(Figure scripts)
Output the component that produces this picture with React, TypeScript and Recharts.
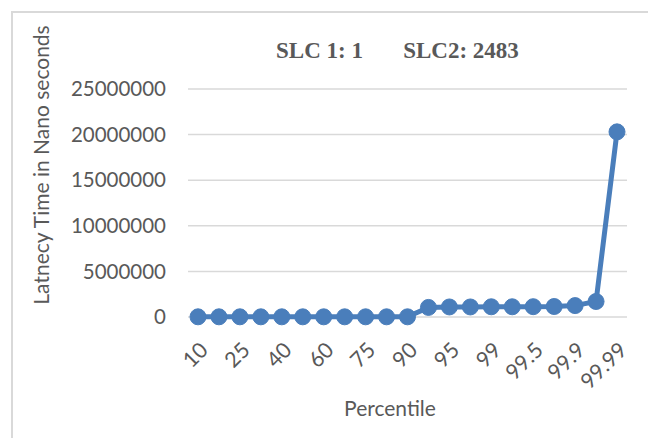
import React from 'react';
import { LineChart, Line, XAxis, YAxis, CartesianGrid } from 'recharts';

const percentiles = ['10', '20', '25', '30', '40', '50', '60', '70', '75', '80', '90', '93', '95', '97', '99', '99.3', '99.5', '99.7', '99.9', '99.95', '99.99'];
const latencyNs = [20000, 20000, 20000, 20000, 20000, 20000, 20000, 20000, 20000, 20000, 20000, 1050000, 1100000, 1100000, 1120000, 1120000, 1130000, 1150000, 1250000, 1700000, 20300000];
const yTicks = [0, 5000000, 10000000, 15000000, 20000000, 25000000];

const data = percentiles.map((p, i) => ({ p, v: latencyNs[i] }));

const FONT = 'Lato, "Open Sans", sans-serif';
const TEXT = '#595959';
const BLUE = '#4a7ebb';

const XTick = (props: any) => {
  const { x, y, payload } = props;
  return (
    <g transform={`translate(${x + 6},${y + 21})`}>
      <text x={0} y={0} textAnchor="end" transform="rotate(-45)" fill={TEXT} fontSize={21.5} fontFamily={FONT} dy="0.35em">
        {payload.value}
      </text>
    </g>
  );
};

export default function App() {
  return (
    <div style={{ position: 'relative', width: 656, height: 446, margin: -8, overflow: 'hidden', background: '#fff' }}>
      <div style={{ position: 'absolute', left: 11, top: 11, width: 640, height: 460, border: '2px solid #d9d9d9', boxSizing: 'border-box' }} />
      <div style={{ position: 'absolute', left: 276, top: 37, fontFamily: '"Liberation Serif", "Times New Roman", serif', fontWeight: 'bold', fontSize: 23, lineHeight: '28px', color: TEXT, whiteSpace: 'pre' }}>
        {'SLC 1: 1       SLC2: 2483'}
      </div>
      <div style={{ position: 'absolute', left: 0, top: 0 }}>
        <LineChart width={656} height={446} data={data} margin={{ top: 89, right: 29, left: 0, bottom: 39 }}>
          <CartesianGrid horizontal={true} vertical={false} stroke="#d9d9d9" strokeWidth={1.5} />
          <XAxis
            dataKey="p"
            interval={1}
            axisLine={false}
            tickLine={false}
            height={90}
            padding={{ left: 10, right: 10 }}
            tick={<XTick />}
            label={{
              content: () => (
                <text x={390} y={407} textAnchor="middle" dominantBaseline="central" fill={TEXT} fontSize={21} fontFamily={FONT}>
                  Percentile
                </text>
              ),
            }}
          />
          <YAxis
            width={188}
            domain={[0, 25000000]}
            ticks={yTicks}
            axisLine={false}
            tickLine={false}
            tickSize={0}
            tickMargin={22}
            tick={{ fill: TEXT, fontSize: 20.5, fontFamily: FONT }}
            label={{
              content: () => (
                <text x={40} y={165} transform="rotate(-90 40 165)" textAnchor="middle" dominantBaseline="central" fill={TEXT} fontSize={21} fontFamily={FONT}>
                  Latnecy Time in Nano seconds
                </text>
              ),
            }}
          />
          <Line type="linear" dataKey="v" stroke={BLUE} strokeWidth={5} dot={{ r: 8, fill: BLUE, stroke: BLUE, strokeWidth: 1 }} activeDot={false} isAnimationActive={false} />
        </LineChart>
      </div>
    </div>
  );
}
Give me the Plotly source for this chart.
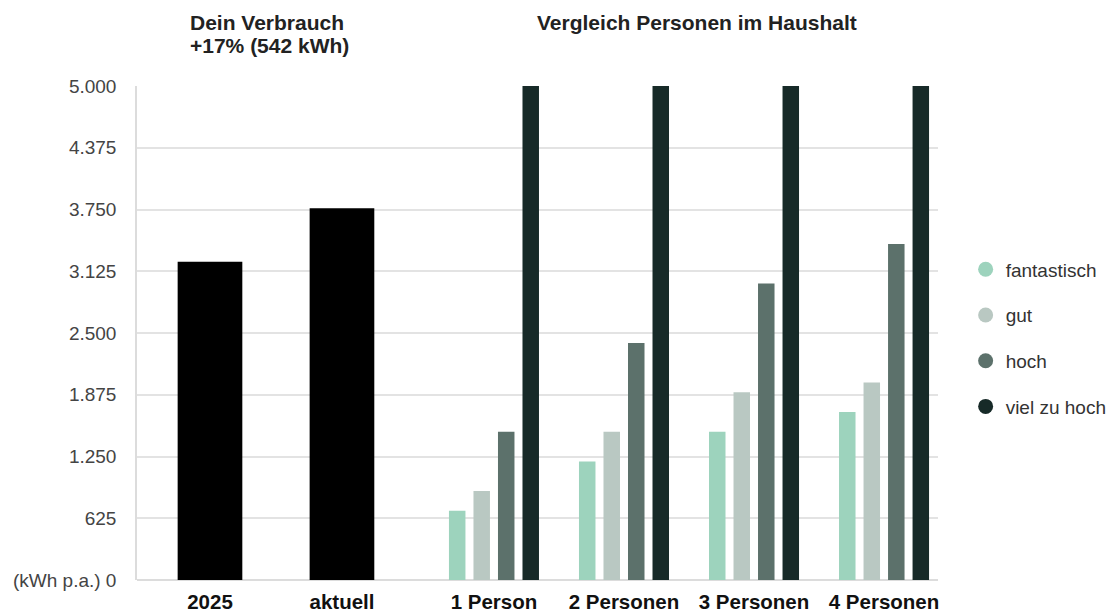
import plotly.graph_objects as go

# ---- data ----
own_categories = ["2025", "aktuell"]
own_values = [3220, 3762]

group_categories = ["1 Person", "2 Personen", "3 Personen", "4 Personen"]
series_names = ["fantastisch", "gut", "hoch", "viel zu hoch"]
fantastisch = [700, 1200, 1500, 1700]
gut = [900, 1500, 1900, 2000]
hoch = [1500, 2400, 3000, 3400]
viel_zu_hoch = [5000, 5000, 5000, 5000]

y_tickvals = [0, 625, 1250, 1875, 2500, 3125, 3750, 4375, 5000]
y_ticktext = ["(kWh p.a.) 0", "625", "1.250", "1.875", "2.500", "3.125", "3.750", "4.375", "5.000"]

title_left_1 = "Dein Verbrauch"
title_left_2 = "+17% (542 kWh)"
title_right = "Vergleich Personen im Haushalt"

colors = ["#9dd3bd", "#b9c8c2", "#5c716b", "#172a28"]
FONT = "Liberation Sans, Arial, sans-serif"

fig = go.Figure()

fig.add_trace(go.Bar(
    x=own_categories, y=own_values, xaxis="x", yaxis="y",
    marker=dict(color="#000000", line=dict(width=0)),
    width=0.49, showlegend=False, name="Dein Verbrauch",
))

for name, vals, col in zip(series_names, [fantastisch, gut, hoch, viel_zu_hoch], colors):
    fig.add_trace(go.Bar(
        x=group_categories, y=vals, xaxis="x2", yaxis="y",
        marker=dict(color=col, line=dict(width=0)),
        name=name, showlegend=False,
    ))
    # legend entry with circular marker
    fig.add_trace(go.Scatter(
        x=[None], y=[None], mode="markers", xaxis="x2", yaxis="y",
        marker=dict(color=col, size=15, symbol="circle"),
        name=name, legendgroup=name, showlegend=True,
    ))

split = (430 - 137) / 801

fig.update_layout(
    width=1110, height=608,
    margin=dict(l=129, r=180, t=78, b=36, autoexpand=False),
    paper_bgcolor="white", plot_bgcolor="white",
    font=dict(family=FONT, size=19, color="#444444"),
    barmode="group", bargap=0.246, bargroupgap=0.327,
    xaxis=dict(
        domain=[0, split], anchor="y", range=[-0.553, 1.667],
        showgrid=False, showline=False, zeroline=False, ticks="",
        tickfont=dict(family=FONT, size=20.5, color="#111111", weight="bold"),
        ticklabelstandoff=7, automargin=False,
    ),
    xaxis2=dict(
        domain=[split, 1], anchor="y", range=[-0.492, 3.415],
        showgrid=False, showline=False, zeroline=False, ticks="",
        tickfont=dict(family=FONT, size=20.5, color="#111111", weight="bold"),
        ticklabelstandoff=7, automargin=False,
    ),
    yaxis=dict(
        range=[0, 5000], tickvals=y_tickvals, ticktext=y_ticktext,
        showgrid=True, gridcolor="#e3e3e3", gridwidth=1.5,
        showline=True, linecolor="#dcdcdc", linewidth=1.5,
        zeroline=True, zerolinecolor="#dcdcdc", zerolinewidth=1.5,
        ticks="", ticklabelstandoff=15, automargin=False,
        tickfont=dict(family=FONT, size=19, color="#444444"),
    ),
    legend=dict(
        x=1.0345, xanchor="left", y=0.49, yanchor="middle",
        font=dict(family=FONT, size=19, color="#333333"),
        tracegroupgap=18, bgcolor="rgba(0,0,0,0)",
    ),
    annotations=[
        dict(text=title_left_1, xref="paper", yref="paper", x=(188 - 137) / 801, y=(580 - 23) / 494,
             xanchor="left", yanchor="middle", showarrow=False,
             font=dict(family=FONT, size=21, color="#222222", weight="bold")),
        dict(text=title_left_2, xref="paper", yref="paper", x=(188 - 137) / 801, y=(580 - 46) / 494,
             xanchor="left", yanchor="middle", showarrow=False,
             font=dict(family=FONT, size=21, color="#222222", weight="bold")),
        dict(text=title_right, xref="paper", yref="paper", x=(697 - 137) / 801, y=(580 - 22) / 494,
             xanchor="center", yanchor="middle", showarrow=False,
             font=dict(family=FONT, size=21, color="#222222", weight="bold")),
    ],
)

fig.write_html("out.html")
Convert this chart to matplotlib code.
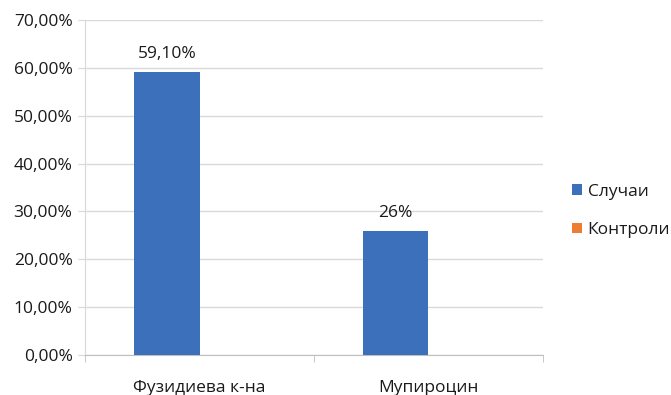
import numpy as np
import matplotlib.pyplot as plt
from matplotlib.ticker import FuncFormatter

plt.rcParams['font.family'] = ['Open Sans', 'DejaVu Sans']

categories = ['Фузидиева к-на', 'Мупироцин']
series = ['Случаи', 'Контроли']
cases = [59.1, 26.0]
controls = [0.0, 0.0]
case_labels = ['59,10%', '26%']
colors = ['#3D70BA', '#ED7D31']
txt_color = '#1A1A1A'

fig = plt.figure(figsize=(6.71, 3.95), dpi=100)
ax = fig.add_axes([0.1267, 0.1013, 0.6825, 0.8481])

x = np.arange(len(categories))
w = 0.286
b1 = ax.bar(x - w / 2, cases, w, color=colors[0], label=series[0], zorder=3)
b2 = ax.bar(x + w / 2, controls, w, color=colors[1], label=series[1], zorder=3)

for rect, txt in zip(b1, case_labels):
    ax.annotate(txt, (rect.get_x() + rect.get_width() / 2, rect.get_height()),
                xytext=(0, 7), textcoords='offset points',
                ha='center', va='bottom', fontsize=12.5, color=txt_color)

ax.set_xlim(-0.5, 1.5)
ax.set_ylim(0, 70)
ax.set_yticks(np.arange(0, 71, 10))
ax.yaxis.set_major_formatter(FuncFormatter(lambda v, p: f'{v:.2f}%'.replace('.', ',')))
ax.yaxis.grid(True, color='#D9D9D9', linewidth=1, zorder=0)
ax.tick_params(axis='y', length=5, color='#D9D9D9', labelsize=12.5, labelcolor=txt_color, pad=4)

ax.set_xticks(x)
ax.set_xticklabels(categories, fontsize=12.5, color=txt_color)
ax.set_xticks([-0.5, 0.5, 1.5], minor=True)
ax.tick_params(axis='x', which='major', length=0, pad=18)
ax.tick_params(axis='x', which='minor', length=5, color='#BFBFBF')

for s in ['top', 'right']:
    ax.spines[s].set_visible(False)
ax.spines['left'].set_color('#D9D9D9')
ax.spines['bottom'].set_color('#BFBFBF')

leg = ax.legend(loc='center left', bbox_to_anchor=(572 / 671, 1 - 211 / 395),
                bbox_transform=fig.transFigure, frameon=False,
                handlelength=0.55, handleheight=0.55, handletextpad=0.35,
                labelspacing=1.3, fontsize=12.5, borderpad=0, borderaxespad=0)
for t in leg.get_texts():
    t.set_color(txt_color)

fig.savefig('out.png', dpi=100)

> **Task instructions**: Go to the line containing "Convert this chart to matplotlib code." and copy exactly from there through the line containing "labelsize=12.5, labelcolor=txt_color, pad=4)", both included, and nothing more. Pictures are excluded.

> **Output of the exercise**:
Convert this chart to matplotlib code.
import numpy as np
import matplotlib.pyplot as plt
from matplotlib.ticker import FuncFormatter

plt.rcParams['font.family'] = ['Open Sans', 'DejaVu Sans']

categories = ['Фузидиева к-на', 'Мупироцин']
series = ['Случаи', 'Контроли']
cases = [59.1, 26.0]
controls = [0.0, 0.0]
case_labels = ['59,10%', '26%']
colors = ['#3D70BA', '#ED7D31']
txt_color = '#1A1A1A'

fig = plt.figure(figsize=(6.71, 3.95), dpi=100)
ax = fig.add_axes([0.1267, 0.1013, 0.6825, 0.8481])

x = np.arange(len(categories))
w = 0.286
b1 = ax.bar(x - w / 2, cases, w, color=colors[0], label=series[0], zorder=3)
b2 = ax.bar(x + w / 2, controls, w, color=colors[1], label=series[1], zorder=3)

for rect, txt in zip(b1, case_labels):
    ax.annotate(txt, (rect.get_x() + rect.get_width() / 2, rect.get_height()),
                xytext=(0, 7), textcoords='offset points',
                ha='center', va='bottom', fontsize=12.5, color=txt_color)

ax.set_xlim(-0.5, 1.5)
ax.set_ylim(0, 70)
ax.set_yticks(np.arange(0, 71, 10))
ax.yaxis.set_major_formatter(FuncFormatter(lambda v, p: f'{v:.2f}%'.replace('.', ',')))
ax.yaxis.grid(True, color='#D9D9D9', linewidth=1, zorder=0)
ax.tick_params(axis='y', length=5, color='#D9D9D9', labelsize=12.5, labelcolor=txt_color, pad=4)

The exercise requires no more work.